— Start —

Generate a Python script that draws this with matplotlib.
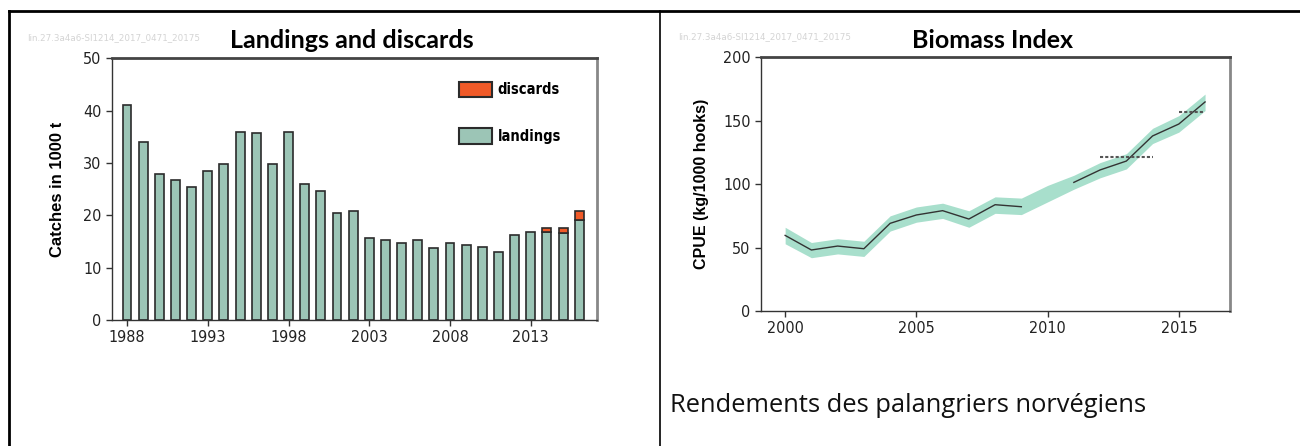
import numpy as np
import matplotlib
matplotlib.use('Agg')
import matplotlib.pyplot as plt
from matplotlib.lines import Line2D
from matplotlib.patches import Patch
from matplotlib import font_manager

# Datos del grafico de capturas (miles de t)
years_catch = np.arange(1988, 2017)
landings = [41.0, 34.0, 27.9, 26.7, 25.5, 28.5, 29.8, 35.9, 35.7, 29.9,
            35.9, 26.0, 24.6, 20.5, 20.8, 15.6, 15.2, 14.8, 15.2, 13.8,
            14.8, 14.3, 14.0, 12.9, 16.2, 16.9, 16.9, 16.6, 19.1]
discards = [0, 0, 0, 0, 0, 0, 0, 0, 0, 0,
            0, 0, 0, 0, 0, 0, 0, 0, 0, 0,
            0, 0, 0, 0, 0, 0, 0.6, 0.9, 1.8]
catch_ticks = [1988, 1993, 1998, 2003, 2008, 2013]

# Datos del indice de biomasa (CPUE)
years_cpue = np.arange(2000, 2017)
cpue = [59.6, 48.1, 51.2, 49.1, 69.1, 75.7, 79.1, 72.5, 83.8, 82.2,
        np.nan, 101.4, 111.2, 118.2, 138.0, 147.4, 164.8]
cpue_upper = [66, 54, 57, 55, 75, 82, 85, 79, 90, 89, 99, 107, 117, 124, 144, 154, 171]
cpue_lower = [53, 42, 45, 43, 63, 70, 73, 66, 77, 76, 86, 96, 105, 112, 132, 141, 158]
ref_years_1 = [2012, 2014]
ref_val_1 = 121.2
ref_years_2 = [2015, 2016]
ref_val_2 = 156.6
cpue_ticks = [2000, 2005, 2010, 2015]

W, H = 1300, 446
fig = plt.figure(figsize=(W / 100, H / 100), dpi=100)
fig.patch.set_facecolor('white')

# fuente estrecha para las etiquetas de los ejes
narrow = font_manager.FontProperties(family='DejaVu Sans', stretch='condensed', size=11.5)
narrow_bold = font_manager.FontProperties(family='DejaVu Sans', stretch='condensed',
                                          weight='bold', size=10.5)
title_font = ['Lato', 'DejaVu Sans']


def px_rect(x0, x1, ytop, ybot):
    return [x0 / W, (H - ybot) / H, (x1 - x0) / W, (ybot - ytop) / H]


def style_axes(ax):
    for side in ['left', 'bottom']:
        ax.spines[side].set_color('#333333')
        ax.spines[side].set_linewidth(1.0)
    ax.spines['top'].set_color('#444444')
    ax.spines['top'].set_linewidth(2.0)
    ax.spines['right'].set_color('#888888')
    ax.spines['right'].set_linewidth(2.0)
    ax.tick_params(direction='out', length=4, width=1, color='#333333',
                   labelcolor='#222222')
    for lab in ax.get_xticklabels() + ax.get_yticklabels():
        lab.set_fontproperties(narrow)


# --- Panel izquierdo: capturas ---
ax1 = fig.add_axes(px_rect(112, 597, 58.3, 320))
green = '#9cc5b6'
orange = '#f05a28'
ax1.bar(years_catch, landings, width=0.55, color=green,
        edgecolor='#2b2b2b', linewidth=1.2)
b_disc = ax1.bar(years_catch, discards, width=0.55, bottom=landings,
                 color=orange, edgecolor='#2b2b2b', linewidth=1.2)
# quitar los rectangulos vacios de descartes
for r, d in zip(b_disc, discards):
    if d == 0:
        r.set_visible(False)
ax1.set_xlim(1987.07, 2017.1)
ax1.set_ylim(0, 50)
ax1.set_xticks(catch_ticks)
ax1.set_yticks([0, 10, 20, 30, 40, 50])
style_axes(ax1)
ax1.set_ylabel('Catches in 1000 t', fontsize=12, fontweight='bold',
               family=['Liberation Sans', 'DejaVu Sans'], labelpad=13)
handles = [Patch(facecolor=orange, edgecolor='#2b2b2b', linewidth=1.5, label='discards'),
           Patch(facecolor=green, edgecolor='#2b2b2b', linewidth=1.5, label='landings')]
ax1.legend(handles=handles, loc='upper left',
           bbox_to_anchor=(0.715, 0.91), frameon=False,
           borderpad=0, borderaxespad=0, handlelength=2.3,
           handleheight=1.25, labelspacing=2.1, handletextpad=0.35,
           prop=narrow_bold)
fig.text(352, H - 40, 'Landings and discards', transform=None,
         ha='center', va='center', fontsize=18, fontweight='bold',
         family=title_font)
fig.text(27 / W, 1 - 38 / H, 'lin.27.3a4a6-SI1214_2017_0471_20175',
         fontsize=6.3, color='#d4d4d4', va='center')

# --- Panel derecho: indice de biomasa ---
ax2 = fig.add_axes(px_rect(761, 1230, 57.3, 311))
ax2.fill_between(years_cpue, cpue_lower, cpue_upper, color='#a8dfcc',
                 linewidth=0)
ax2.plot(years_cpue, cpue, color='#333333', linewidth=1.0)
ax2.plot(ref_years_1, [ref_val_1] * 2, color='#555555', linewidth=1.5,
         linestyle=(0, (1.5, 1)))
ax2.plot(ref_years_2, [ref_val_2] * 2, color='#555555', linewidth=1.5,
         linestyle=(0, (1.5, 1)))
ax2.set_xlim(1999.08, 2016.95)
ax2.set_ylim(0, 200)
ax2.set_xticks(cpue_ticks)
ax2.set_yticks([0, 50, 100, 150, 200])
style_axes(ax2)
ax2.set_ylabel('CPUE (kg/1000 hooks)', fontsize=11.5, fontweight='bold',
               family=['Liberation Sans', 'DejaVu Sans'], labelpad=10)
fig.text(992, H - 40, 'Biomass Index', transform=None,
         ha='center', va='center', fontsize=18, fontweight='bold',
         family=title_font)
fig.text(678 / W, 1 - 37 / H, 'lin.27.3a4a6-SI1214_2017_0471_20175',
         fontsize=6.3, color='#d4d4d4', va='center')

fig.text(670 / W, 1 - 405 / H, 'Rendements des palangriers norvégiens',
         fontsize=18.4, family=['Open Sans', 'DejaVu Sans'], va='center',
         color='#111111')

# Bordes de la tabla
line_kw = dict(transform=fig.transFigure, color='black', linewidth=2)
fig.add_artist(Line2D([9 / W, 1], [1 - 10.7 / H] * 2, **line_kw))
fig.add_artist(Line2D([9 / W] * 2, [0, 1 - 10.7 / H], **line_kw))
fig.add_artist(Line2D([660 / W] * 2, [0, 1 - 10.7 / H], linewidth=1.2,
                      transform=fig.transFigure, color='black'))

fig.savefig('out.png', dpi=100, facecolor='white')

— End —

Make an exact copy of the lines from the top of the material through the line with "from matplotlib import font_manager", pictures excluded.

__Correct response__
Generate a Python script that draws this with matplotlib.
import numpy as np
import matplotlib
matplotlib.use('Agg')
import matplotlib.pyplot as plt
from matplotlib.lines import Line2D
from matplotlib.patches import Patch
from matplotlib import font_manager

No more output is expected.